> [TASK GOAL] Without the pictures, copy all the entries below exactly.

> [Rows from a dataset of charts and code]
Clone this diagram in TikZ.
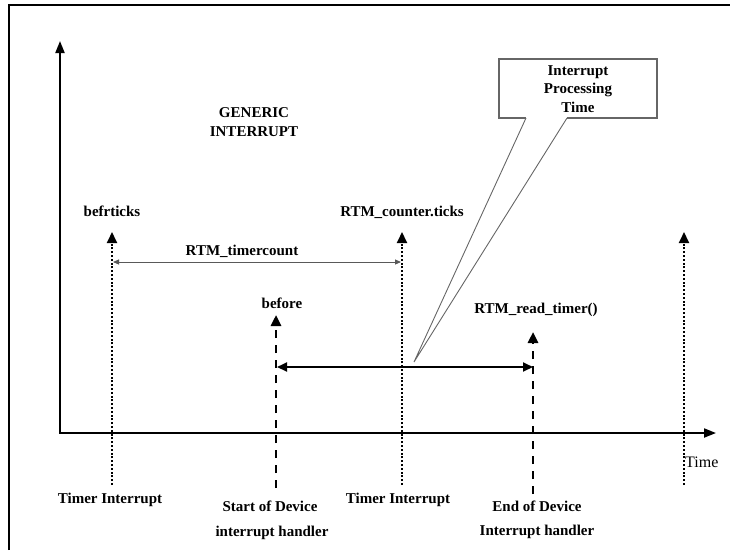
\documentclass[tikz,border=0pt]{standalone}
\usepackage{fontspec}
\setmainfont{Liberation Serif}
\usetikzlibrary{arrows.meta}

\begin{document}
\begin{tikzpicture}[x=1pt,y=-1pt,
  lbl/.style={font=\fontsize{15}{18.5}\selectfont\bfseries, inner sep=0pt, align=center},
  axis/.style={line width=2pt, line join=miter,
    {Triangle[length=12pt,width=9pt]}-{Triangle[length=12pt,width=9pt]}},
  tickline/.style={line width=2pt, dash pattern=on 2pt off 1.8pt,
    -{Triangle[length=11pt,width=10pt]}},
  handler/.style={line width=2.6pt, dash pattern=on 8pt off 7pt,
    -{Triangle[length=11pt,width=10pt]}},
  span/.style={line width=1.8pt,
    {Triangle[length=10pt,width=9pt]}-{Triangle[length=10pt,width=9pt]}},
  count/.style={line width=0.9pt, draw=black!65,
    {Triangle[length=6pt,width=5pt]}-{Triangle[length=6pt,width=5pt]}},
  calloutbox/.style={draw=black!60, line width=1.4pt, line join=miter},
  callouttail/.style={draw=black!60, line width=0.9pt},
]
\useasboundingbox (0,0) rectangle (730,550);

% outer frame
\draw[line width=2pt] (9,550) -- (9,5) -- (730,5);

% axes
\coordinate (ytop) at (60,41);
\coordinate (origin) at (60,433);
\coordinate (xend) at (716,433);
\draw[axis] (ytop) -- (origin) -- (xend);
\node[lbl, font=\fontsize{16}{18.5}\selectfont, anchor=west] (time) at (685,462) {Time};

% timer interrupt ticks (dotted)
\coordinate (t1b) at (112,485); \coordinate (t1t) at (112,232);
\coordinate (t2b) at (402,485); \coordinate (t2t) at (402,232);
\coordinate (t3b) at (684,485); \coordinate (t3t) at (684,232);
\draw[tickline] (t1b) -- (t1t);
\draw[tickline] (t2b) -- (t2t);
\draw[tickline] (t3b) -- (t3t);

% device handler start / end (dashed)
\coordinate (h1b) at (276,488); \coordinate (h1t) at (276,315);
\coordinate (h2b) at (533,494); \coordinate (h2t) at (533,332);
\draw[handler] (h1b) -- (h1t);
\draw[handler] (h2b) -- (h2t);

% RTM_timercount span
\coordinate (c1) at (113,262);
\coordinate (c2) at (401,262);
\draw[count] (c1) -- (c2);
\node[lbl] (tc) at (242,251) {RTM\_timercount};

% processing span
\coordinate (s1) at (277,367);
\coordinate (s2) at (533,367);
\draw[span] (s1) -- (s2);

% labels at top of markers
\node[lbl] (befr) at (112,211) {befrticks};
\node[lbl] (cnt) at (402,212) {RTM\_counter.ticks};
\node[lbl] (bef) at (282,303) {before};
\node[lbl] (rd) at (536,310) {RTM\_read\_timer()};
\node[lbl] (gen) at (254,122) {GENERIC\\INTERRUPT};

% labels below the axis
\node[lbl] (ti1) at (110,500) {Timer Interrupt};
\node[lbl] (ti2) at (398,500) {Timer Interrupt};
\node[lbl] (sd1) at (270,506) {Start of Device};
\node[lbl] (sd2) at (272,533) {interrupt handler};
\node[lbl] (ed1) at (537,506) {End of Device};
\node[lbl] (ed2) at (537,532) {Interrupt handler};

% callout
\node[lbl] (ipt) at (578,89) {Interrupt\\Processing\\Time};
\coordinate (tip) at (414,362);
\draw[calloutbox] (526,118) -- (499,118) -- (499,59) -- (657,59) -- (657,118) -- (567,118);
\draw[callouttail] (526,118) -- (tip) -- (567,118);
\end{tikzpicture}
\end{document}
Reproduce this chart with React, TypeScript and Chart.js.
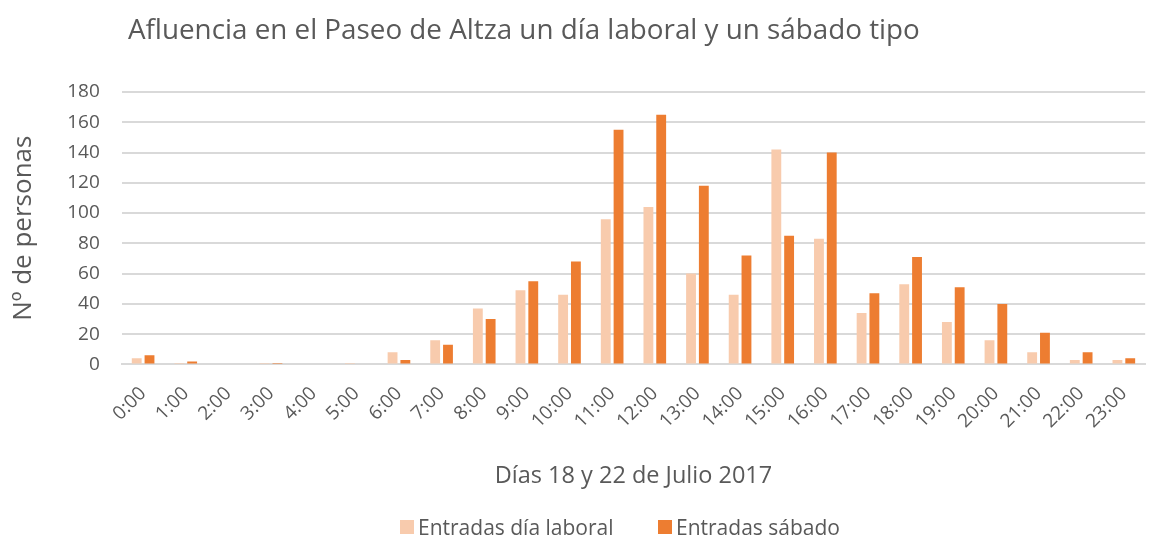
import React, { useEffect, useRef } from "react";
import { Chart, registerables } from "chart.js";

Chart.register(...registerables);

const categories = ["0:00","1:00","2:00","3:00","4:00","5:00","6:00","7:00","8:00","9:00","10:00","11:00","12:00","13:00","14:00","15:00","16:00","17:00","18:00","19:00","20:00","21:00","22:00","23:00"];
const laboral = [4, 1, 0, 1, 0, 1, 8, 16, 37, 49, 46, 96, 104, 60, 46, 142, 83, 34, 53, 28, 16, 8, 3, 3];
const sabado = [6, 2, 0, 1, 0, 0, 3, 13, 30, 55, 68, 155, 165, 118, 72, 85, 140, 47, 71, 51, 40, 21, 8, 4];

const titleText = "Afluencia en el Paseo de Altza un día laboral y un sábado tipo";
const yTitle = "Nº de personas";
const xTitle = "Días 18 y 22 de Julio 2017";
const seriesNames = ["Entradas día laboral", "Entradas sábado"];
const seriesColors = ["#F8CBAD", "#ED7D31"];

const FONT = "'Open Sans', sans-serif";
const GREY = "#595959";

const titlePlugin = {
  id: "leftTitle",
  afterDraw(chart: any) {
    const ctx = chart.ctx;
    ctx.save();
    ctx.font = `27.8px ${FONT}`;
    ctx.fillStyle = GREY;
    ctx.textBaseline = "middle";
    ctx.textAlign = "left";
    ctx.fillText(titleText, 128, 31);
    ctx.restore();
  },
};

export default function App() {
  const ref = useRef<HTMLCanvasElement>(null);
  useEffect(() => {
    if (!ref.current) return;
    const chart = new Chart(ref.current, {
      type: "bar",
      data: {
        labels: categories,
        datasets: [
          { label: seriesNames[0], data: laboral, backgroundColor: seriesColors[0], categoryPercentage: 0.6, barPercentage: 0.77 },
          { label: seriesNames[1], data: sabado, backgroundColor: seriesColors[1], categoryPercentage: 0.6, barPercentage: 0.77 },
        ],
      },
      options: {
        responsive: true,
        maintainAspectRatio: false,
        animation: false,
        layout: { padding: { top: 92, right: 2, left: 4, bottom: 48 } },
        plugins: {
          title: { display: false },
          tooltip: { enabled: false },
          legend: { display: false },
        },
        scales: {
          x: {
            grid: { display: false },
            border: { color: "#d9d9d9", width: 2 },
            ticks: {
              color: GREY,
              font: { family: FONT, size: 19 },
              minRotation: 45,
              maxRotation: 45,
              autoSkip: false,
              padding: 10,
            },
            title: {
              display: true,
              text: xTitle,
              color: GREY,
              font: { family: FONT, size: 23.5 },
              padding: { top: 19, bottom: 0 },
            },
          },
          y: {
            min: 0,
            max: 180,
            ticks: {
              stepSize: 20,
              color: GREY,
              font: { family: FONT, size: 19 },
              padding: 22,
            },
            grid: { color: "#d9d9d9", lineWidth: 2, drawTicks: false },
            border: { display: false },
            title: {
              display: true,
              text: yTitle,
              color: GREY,
              font: { family: FONT, size: 26 },
              padding: { bottom: 6 },
            },
          },
        },
      },
      plugins: [titlePlugin],
    });
    return () => chart.destroy();
  }, []);
  const legendItem = (i: number, left: number) => (
    <div key={i} style={{ position: "absolute", left, top: 513, height: 28, display: "flex", alignItems: "center" }}>
      <span style={{ display: "inline-block", width: 14, height: 14, background: seriesColors[i], marginRight: 4 }} />
      <span style={{ fontFamily: FONT, fontSize: 21, color: GREY, lineHeight: "28px", whiteSpace: "nowrap" }}>{seriesNames[i]}</span>
    </div>
  );
  return (
    <div style={{ position: "absolute", left: 0, top: 0, width: 1150, height: 538, background: "#fff" }}>
      <canvas ref={ref} />
      {legendItem(0, 400)}
      {legendItem(1, 658)}
    </div>
  );
}
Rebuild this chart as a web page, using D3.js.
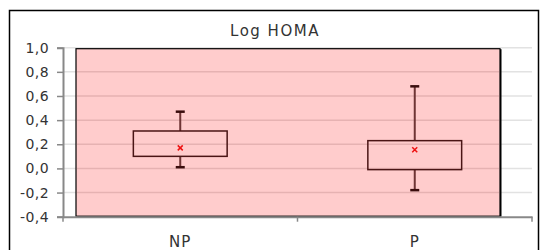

> [RESPONSE]
Clone this diagram in TikZ.
\documentclass[tikz,border=0pt]{standalone}
\usepackage{fontspec}
\setmainfont{Liberation Serif}
\usetikzlibrary{arrows.meta}

\begin{document}
\begin{tikzpicture}[x=1pt,y=-1pt,
  lbl/.style={font=\fontsize{15}{18.5}\selectfont\bfseries, inner sep=0pt, align=center},
  axis/.style={line width=2pt, line join=miter,
    {Triangle[length=12pt,width=9pt]}-{Triangle[length=12pt,width=9pt]}},
  tickline/.style={line width=2pt, dash pattern=on 2pt off 1.8pt,
    -{Triangle[length=11pt,width=10pt]}},
  handler/.style={line width=2.6pt, dash pattern=on 8pt off 7pt,
    -{Triangle[length=11pt,width=10pt]}},
  span/.style={line width=1.8pt,
    {Triangle[length=10pt,width=9pt]}-{Triangle[length=10pt,width=9pt]}},
  count/.style={line width=0.9pt, draw=black!65,
    {Triangle[length=6pt,width=5pt]}-{Triangle[length=6pt,width=5pt]}},
  calloutbox/.style={draw=black!60, line width=1.4pt, line join=miter},
  callouttail/.style={draw=black!60, line width=0.9pt},
]
\useasboundingbox (0,0) rectangle (730,550);

% outer frame
\draw[line width=2pt] (9,550) -- (9,5) -- (730,5);

% axes
\coordinate (ytop) at (60,41);
\coordinate (origin) at (60,433);
\coordinate (xend) at (716,433);
\draw[axis] (ytop) -- (origin) -- (xend);
\node[lbl, font=\fontsize{16}{18.5}\selectfont, anchor=west] (time) at (685,462) {Time};

% timer interrupt ticks (dotted)
\coordinate (t1b) at (112,485); \coordinate (t1t) at (112,232);
\coordinate (t2b) at (402,485); \coordinate (t2t) at (402,232);
\coordinate (t3b) at (684,485); \coordinate (t3t) at (684,232);
\draw[tickline] (t1b) -- (t1t);
\draw[tickline] (t2b) -- (t2t);
\draw[tickline] (t3b) -- (t3t);

% device handler start / end (dashed)
\coordinate (h1b) at (276,488); \coordinate (h1t) at (276,315);
\coordinate (h2b) at (533,494); \coordinate (h2t) at (533,332);
\draw[handler] (h1b) -- (h1t);
\draw[handler] (h2b) -- (h2t);

% RTM_timercount span
\coordinate (c1) at (113,262);
\coordinate (c2) at (401,262);
\draw[count] (c1) -- (c2);
\node[lbl] (tc) at (242,251) {RTM\_timercount};

% processing span
\coordinate (s1) at (277,367);
\coordinate (s2) at (533,367);
\draw[span] (s1) -- (s2);

% labels at top of markers
\node[lbl] (befr) at (112,211) {befrticks};
\node[lbl] (cnt) at (402,212) {RTM\_counter.ticks};
\node[lbl] (bef) at (282,303) {before};
\node[lbl] (rd) at (536,310) {RTM\_read\_timer()};
\node[lbl] (gen) at (254,122) {GENERIC\\INTERRUPT};

% labels below the axis
\node[lbl] (ti1) at (110,500) {Timer Interrupt};
\node[lbl] (ti2) at (398,500) {Timer Interrupt};
\node[lbl] (sd1) at (270,506) {Start of Device};
\node[lbl] (sd2) at (272,533) {interrupt handler};
\node[lbl] (ed1) at (537,506) {End of Device};
\node[lbl] (ed2) at (537,532) {Interrupt handler};

% callout
\node[lbl] (ipt) at (578,89) {Interrupt\\Processing\\Time};
\coordinate (tip) at (414,362);
\draw[calloutbox] (526,118) -- (499,118) -- (499,59) -- (657,59) -- (657,118) -- (567,118);
\draw[callouttail] (526,118) -- (tip) -- (567,118);
\end{tikzpicture}
\end{document}
Reproduce this chart with React, TypeScript and Chart.js.
import React, { useEffect, useRef } from "react";
import { Chart, registerables } from "chart.js";

Chart.register(...registerables);

const categories = ["0:00","1:00","2:00","3:00","4:00","5:00","6:00","7:00","8:00","9:00","10:00","11:00","12:00","13:00","14:00","15:00","16:00","17:00","18:00","19:00","20:00","21:00","22:00","23:00"];
const laboral = [4, 1, 0, 1, 0, 1, 8, 16, 37, 49, 46, 96, 104, 60, 46, 142, 83, 34, 53, 28, 16, 8, 3, 3];
const sabado = [6, 2, 0, 1, 0, 0, 3, 13, 30, 55, 68, 155, 165, 118, 72, 85, 140, 47, 71, 51, 40, 21, 8, 4];

const titleText = "Afluencia en el Paseo de Altza un día laboral y un sábado tipo";
const yTitle = "Nº de personas";
const xTitle = "Días 18 y 22 de Julio 2017";
const seriesNames = ["Entradas día laboral", "Entradas sábado"];
const seriesColors = ["#F8CBAD", "#ED7D31"];

const FONT = "'Open Sans', sans-serif";
const GREY = "#595959";

const titlePlugin = {
  id: "leftTitle",
  afterDraw(chart: any) {
    const ctx = chart.ctx;
    ctx.save();
    ctx.font = `27.8px ${FONT}`;
    ctx.fillStyle = GREY;
    ctx.textBaseline = "middle";
    ctx.textAlign = "left";
    ctx.fillText(titleText, 128, 31);
    ctx.restore();
  },
};

export default function App() {
  const ref = useRef<HTMLCanvasElement>(null);
  useEffect(() => {
    if (!ref.current) return;
    const chart = new Chart(ref.current, {
      type: "bar",
      data: {
        labels: categories,
        datasets: [
          { label: seriesNames[0], data: laboral, backgroundColor: seriesColors[0], categoryPercentage: 0.6, barPercentage: 0.77 },
          { label: seriesNames[1], data: sabado, backgroundColor: seriesColors[1], categoryPercentage: 0.6, barPercentage: 0.77 },
        ],
      },
      options: {
        responsive: true,
        maintainAspectRatio: false,
        animation: false,
        layout: { padding: { top: 92, right: 2, left: 4, bottom: 48 } },
        plugins: {
          title: { display: false },
          tooltip: { enabled: false },
          legend: { display: false },
        },
        scales: {
          x: {
            grid: { display: false },
            border: { color: "#d9d9d9", width: 2 },
            ticks: {
              color: GREY,
              font: { family: FONT, size: 19 },
              minRotation: 45,
              maxRotation: 45,
              autoSkip: false,
              padding: 10,
            },
            title: {
              display: true,
              text: xTitle,
              color: GREY,
              font: { family: FONT, size: 23.5 },
              padding: { top: 19, bottom: 0 },
            },
          },
          y: {
            min: 0,
            max: 180,
            ticks: {
              stepSize: 20,
              color: GREY,
              font: { family: FONT, size: 19 },
              padding: 22,
            },
            grid: { color: "#d9d9d9", lineWidth: 2, drawTicks: false },
            border: { display: false },
            title: {
              display: true,
              text: yTitle,
              color: GREY,
              font: { family: FONT, size: 26 },
              padding: { bottom: 6 },
            },
          },
        },
      },
      plugins: [titlePlugin],
    });
    return () => chart.destroy();
  }, []);
  const legendItem = (i: number, left: number) => (
    <div key={i} style={{ position: "absolute", left, top: 513, height: 28, display: "flex", alignItems: "center" }}>
      <span style={{ display: "inline-block", width: 14, height: 14, background: seriesColors[i], marginRight: 4 }} />
      <span style={{ fontFamily: FONT, fontSize: 21, color: GREY, lineHeight: "28px", whiteSpace: "nowrap" }}>{seriesNames[i]}</span>
    </div>
  );
  return (
    <div style={{ position: "absolute", left: 0, top: 0, width: 1150, height: 538, background: "#fff" }}>
      <canvas ref={ref} />
      {legendItem(0, 400)}
      {legendItem(1, 658)}
    </div>
  );
}
Rebuild this chart as a web page, using D3.js.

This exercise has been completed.